Bedbugs are being found in an increasing number of hospitals.

As if they don't have enough to deal with already, a growing number of hospitals have a new issue to tackle. Bedbugs are being found in an increasing number of health care facilities across the U.S.

Indications are the situation will get worse, says Ron Harrison, Ph.D., director of technical services, Orkin, Atlanta. Orkin reports that from 2007 through 2009 it provided about 8,500 bedbug treatments in homes and commercial buildings. Of those, 649 treatments were in health care-related facilities and 222 were in hospitals.

"In the next few years I would be surprised if every hospital hasn't had an incident with bedbugs," says Harrison.

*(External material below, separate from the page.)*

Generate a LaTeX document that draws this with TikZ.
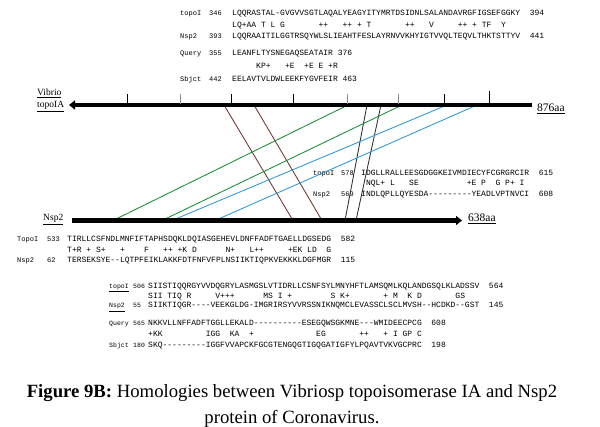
\documentclass[tikz,border=0pt]{standalone}
\usepackage{fontspec}
\setmainfont{Liberation Serif}
\setmonofont{Liberation Mono}
\usetikzlibrary{arrows.meta}
\definecolor{lgreen}{RGB}{25,140,55}
\definecolor{lblue}{RGB}{45,150,215}
\definecolor{lbrown}{RGB}{115,50,50}
\definecolor{ldark}{RGB}{45,45,45}
\newcommand\gp[1]{\kern#1\fontcharwd\font`M\relax}
\begin{document}
\begin{tikzpicture}[x=1pt,y=-1pt,
  seq/.style={anchor=base west,inner sep=0pt,font=\ttfamily\fontsize{8}{9}\selectfont},
  lbl/.style={anchor=base west,inner sep=0pt,font=\ttfamily\fontsize{7}{8}\selectfont},
  lbls/.style={anchor=base west,inner sep=0pt,font=\ttfamily\fontsize{6.5}{7}\selectfont},
  barlbl/.style={anchor=base west,inner sep=0pt,font=\fontsize{11.5}{12}\selectfont},
  sidelbl/.style={anchor=base west,inner sep=0pt,font=\fontsize{9.5}{10}\selectfont},
  captxt/.style={anchor=base,inner sep=0pt,font=\fontsize{18.7}{20}\selectfont},
  bar/.style={line width=4.5pt},
  tk/.style={line width=1pt},
  tkg/.style={line width=0.8pt,black!45},
  conn/.style={line width=0.85pt},
]
\useasboundingbox (0,0) rectangle (600,427);

% ---------- alignment block 1 (top) ----------
\node[lbl] (b1l1) at (180,15.5) {topoI};
\node[lbl] (b1n1) at (209,15.5) {346};
\node[seq] (b1s1) at (232,15.5) {LQQRASTAL-GVGVVSGTLAQALYEAGYITYMRTDSIDNLSALANDAVRGFIGSEFGGKY\gp{2}394};
\node[seq] (b1s2) at (232,27.5) {LQ+AA~T~L~G\gp{7}++\gp{3}++~+~T\gp{7}++\gp{3}V\gp{5}++~+~TF\gp{2}Y};
\node[lbl] (b1l3) at (180,38.5) {Nsp2};
\node[lbl] (b1n3) at (209,38.5) {393};
\node[seq] (b1s3) at (232,38.5) {LQQRAAITILGGTRSQYWLSLIEAHTFESLAYRNVVKHYIGTVVQLTEQVLTHKTSTTYV\gp{2}441};

\node[lbl] (q1l1) at (180,55.5) {Query};
\node[lbl] (q1n1) at (209,55.5) {355};
\node[seq] (q1s1) at (232,55.5) {LEANFLTYSNEGAQSEATAIR~376};
\node[seq] (q1s2) at (232,68.5) {\gp{5}KP+\gp{3}+E\gp{2}+E~E~+R};
\node[lbl] (q1l3) at (180,82) {Sbjct};
\node[lbl] (q1n3) at (209,82) {442};
\node[seq] (q1s3) at (232,82) {EELAVTVLDWLEEKFYGVFEIR~463};

% ---------- alignment block 2 ----------
\node[lbl] (b2l1) at (313,175.5) {topoI};
\node[lbl] (b2n1) at (341,175.5) {578};
\node[seq] (b2s1) at (361,175.5) {IDGLLRALLEESGDGGKEIVMDIECYFCGRGRCIR\gp{2}615};
\node[seq] (b2s2) at (361,185.5) {~NQL+~L\gp{3}SE\gp{10}+E~P\gp{2}G~P+~I};
\node[lbl] (b2l3) at (313,196.5) {Nsp2};
\node[lbl] (b2n3) at (341,196.5) {569};
\node[seq] (b2s3) at (361,196.5) {INDLQPLLQYESDA---------YEADLVPTNVCI\gp{2}608};

% ---------- alignment block 3 ----------
\node[lbl] (b3l1) at (17,241.5) {TopoI};
\node[lbl] (b3n1) at (47,241.5) {533};
\node[seq] (b3s1) at (67,241.5) {TIRLLCSFNDLMNFIFTAPHSDQKLDQIASGEHEVLDNFFADFTGAELLDGSEDG\gp{2}582};
\node[seq] (b3s2) at (67,252.5) {T+R~+~S+\gp{3}+\gp{4}F\gp{3}++~+K~D\gp{6}N+\gp{3}L++\gp{5}+EK~LD\gp{2}G};
\node[lbl] (b3l3) at (17,262.5) {Nsp2};
\node[lbl] (b3n3) at (47,262.5) {62};
\node[seq] (b3s3) at (67,262.5) {TERSEKSYE--LQTPFEIKLAKKFDTFNFVFPLNSIIKTIQPKVEKKKLDGFMGR\gp{2}115};

% ---------- alignment block 4 ----------
\node[lbls] (b4l1) at (109,288.5) {\underline{topoI}};
\node[lbls] (b4n1) at (133,288.5) {506};
\node[seq] (b4s1) at (148,288.5) {SIISTIQQRGYVVDQGRYLASMGSLVTIDRLLCSNFSYLMNYHFTLAMSQMLKQLANDGSQLKLADSSV\gp{2}564};
\node[seq] (b4s2) at (148,298.5) {SII~TIQ~R\gp{5}V+++\gp{6}MS~I~+\gp{8}S~K+\gp{7}+~M\gp{2}K~D\gp{7}GS};
\node[lbls] (b4l3) at (109,308) {\underline{Nsp2}};
\node[lbls] (b4n3) at (133,308) {55};
\node[seq] (b4s3) at (148,308) {SIIKTIQGR----VEEKGLDG-IMGRIRSYVVRSSNIKNQMCLEVASSCLSCLMVSH--HCDKD--GST\gp{2}145};

% ---------- alignment block 5 ----------
\node[lbls] (b5l1) at (109,326) {Query};
\node[lbls] (b5n1) at (133,326) {565};
\node[seq] (b5s1) at (148,326) {NKKVLLNFFADFTGGLLEKALD----------ESEGQWSGKMNE---WMIDEECPCG\gp{2}608};
\node[seq] (b5s2) at (148,336.5) {+KK\gp{9}IGG\gp{2}KA\gp{2}+\gp{13}EG\gp{7}++\gp{3}+~I~GP~C};
\node[lbls] (b5l3) at (109,347.5) {Sbjct};
\node[lbls] (b5n3) at (133,347.5) {180};
\node[seq] (b5s3) at (148,347.5) {SKQ---------IGGFVVAPCKFGCGTENGQGTIGQGATIGFYLPQAVTVKVGCPRC\gp{2}198};

% ---------- bar end points ----------
\coordinate (TL) at (69,105);   \coordinate (TR) at (532,105);
\coordinate (BL) at (72,220.5); \coordinate (BR) at (462,220.5);
\coordinate (ta1) at (224,105); \coordinate (ba1) at (293,220.5);
\coordinate (ta2) at (254,105); \coordinate (ba2) at (322,220.5);
\coordinate (tk1) at (367,105); \coordinate (bk1) at (345,220.5);
\coordinate (tk2) at (381,105); \coordinate (bk2) at (356,220.5);
\coordinate (tg1) at (348,105); \coordinate (bg1) at (113,220.5);
\coordinate (tg2) at (402,105); \coordinate (bg2) at (162,220.5);
\coordinate (tu1) at (447,105); \coordinate (bu1) at (172,220.5);
\coordinate (tu2) at (477,105); \coordinate (bu2) at (215,220.5);

% ---------- homology connectors ----------
\draw[conn,lbrown] (ta1) -- (ba1);
\draw[conn,lbrown] (ta2) -- (ba2);
\draw[conn,ldark] (tk1) -- (bk1);
\draw[conn,ldark] (tk2) -- (bk2);
\draw[conn,lgreen] (tg1) -- (bg1);
\draw[conn,lgreen] (tg2) -- (bg2);
\draw[conn,lblue] (tu1) -- (bu1);
\draw[conn,lblue] (tu2) -- (bu2);

% ---------- bars ----------
\draw[bar,-{Triangle[length=6pt,width=9pt]}] (TR) -- (TL);
\draw[bar,-{Triangle[length=6pt,width=9pt]}] (BL) -- (BR);
\foreach \x in {127,231,293,444} \draw[tk] (\x,104) -- (\x,94);
\foreach \x in {180,347,398} \draw[tkg] (\x,104) -- (\x,94);
\draw[tk] (489,104) -- (489,91);

% ---------- bar labels ----------
\node[sidelbl] (vib1) at (37,95.5) {\underline{Vibrio}};
\node[sidelbl] (vib2) at (37,107.5) {\underline{topoIA}};
\node[barlbl] (len1) at (537,112) {\underline{876aa}};
\node[sidelbl] (nsp) at (43,221) {\underline{Nsp2}};
\node[barlbl] (len2) at (468,222) {\underline{638aa}};

% ---------- caption ----------
\node[captxt] (cap1) at (292,398) {\textbf{Figure 9B:} Homologies between Vibriosp topoisomerase IA and Nsp2};
\node[captxt] (cap2) at (292,424) {protein of Coronavirus.};
\end{tikzpicture}
\end{document}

The company gets calls from hospitals throughout the U.S. seeking help with problems ranging from one or two bugs, also known as an introduction, or sometimes about an infestation where the numbers have multiplied and possibly eggs were laid, he says.

Emergency rooms, employee locker rooms and break areas, and waiting rooms are common spots where the bugs are found, he says. They get to the hospital on personal items.

While bedbugs can deliver an annoying bite, they do not transmit disease. After feeding on human blood at night, they seek a cool spot to live, like a mattress.

What to do if a bedbug is spotted? "Hospitals should call someone who has experience with this ... and can talk them through the products and options," says Harrison.